─── Information given
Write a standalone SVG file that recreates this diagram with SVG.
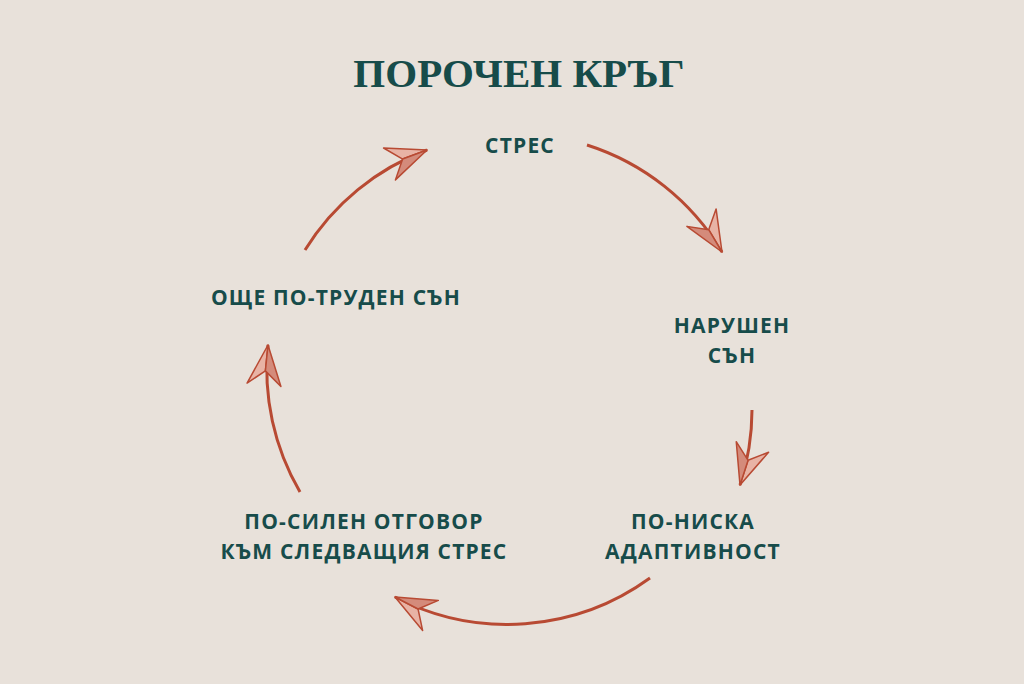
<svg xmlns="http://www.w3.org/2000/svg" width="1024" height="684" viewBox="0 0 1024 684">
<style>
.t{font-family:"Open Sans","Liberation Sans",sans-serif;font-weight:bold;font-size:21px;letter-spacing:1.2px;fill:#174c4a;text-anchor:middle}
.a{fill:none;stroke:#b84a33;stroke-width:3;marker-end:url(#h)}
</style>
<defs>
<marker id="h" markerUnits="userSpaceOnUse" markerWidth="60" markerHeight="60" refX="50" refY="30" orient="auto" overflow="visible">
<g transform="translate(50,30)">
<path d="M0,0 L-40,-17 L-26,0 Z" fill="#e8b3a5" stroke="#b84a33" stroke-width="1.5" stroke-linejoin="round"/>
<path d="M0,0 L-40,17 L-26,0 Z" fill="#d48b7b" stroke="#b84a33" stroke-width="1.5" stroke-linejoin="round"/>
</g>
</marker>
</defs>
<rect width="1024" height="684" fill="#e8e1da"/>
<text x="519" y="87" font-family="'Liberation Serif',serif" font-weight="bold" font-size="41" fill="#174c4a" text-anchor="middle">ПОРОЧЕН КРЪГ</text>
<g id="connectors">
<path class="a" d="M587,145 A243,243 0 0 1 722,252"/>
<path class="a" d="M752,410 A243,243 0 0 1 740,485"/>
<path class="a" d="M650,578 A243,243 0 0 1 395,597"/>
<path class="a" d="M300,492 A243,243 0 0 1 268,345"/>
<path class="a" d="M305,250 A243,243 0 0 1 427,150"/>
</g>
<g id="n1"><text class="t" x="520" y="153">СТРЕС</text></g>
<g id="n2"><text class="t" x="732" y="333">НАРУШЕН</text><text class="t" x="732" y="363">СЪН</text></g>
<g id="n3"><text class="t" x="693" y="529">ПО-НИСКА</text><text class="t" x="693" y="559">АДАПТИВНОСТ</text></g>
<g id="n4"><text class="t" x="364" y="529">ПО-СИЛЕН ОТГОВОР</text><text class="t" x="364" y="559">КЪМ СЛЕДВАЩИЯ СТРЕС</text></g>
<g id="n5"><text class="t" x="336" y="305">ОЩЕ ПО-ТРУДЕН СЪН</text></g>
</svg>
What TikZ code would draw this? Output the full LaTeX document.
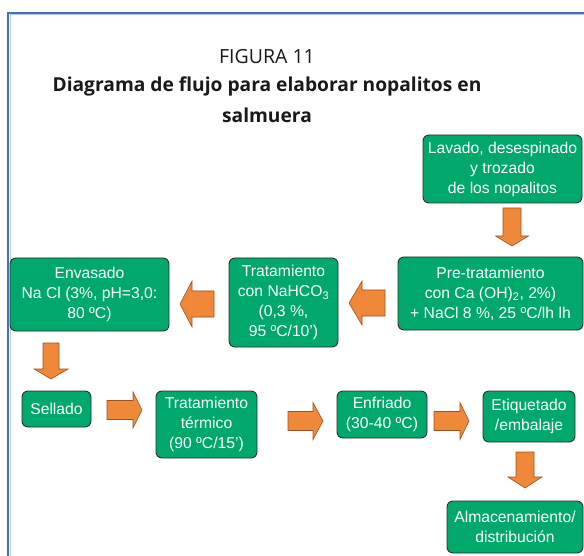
──────
Go through the material above and count the lines that include "this". Give the number alone.

Full solution: 2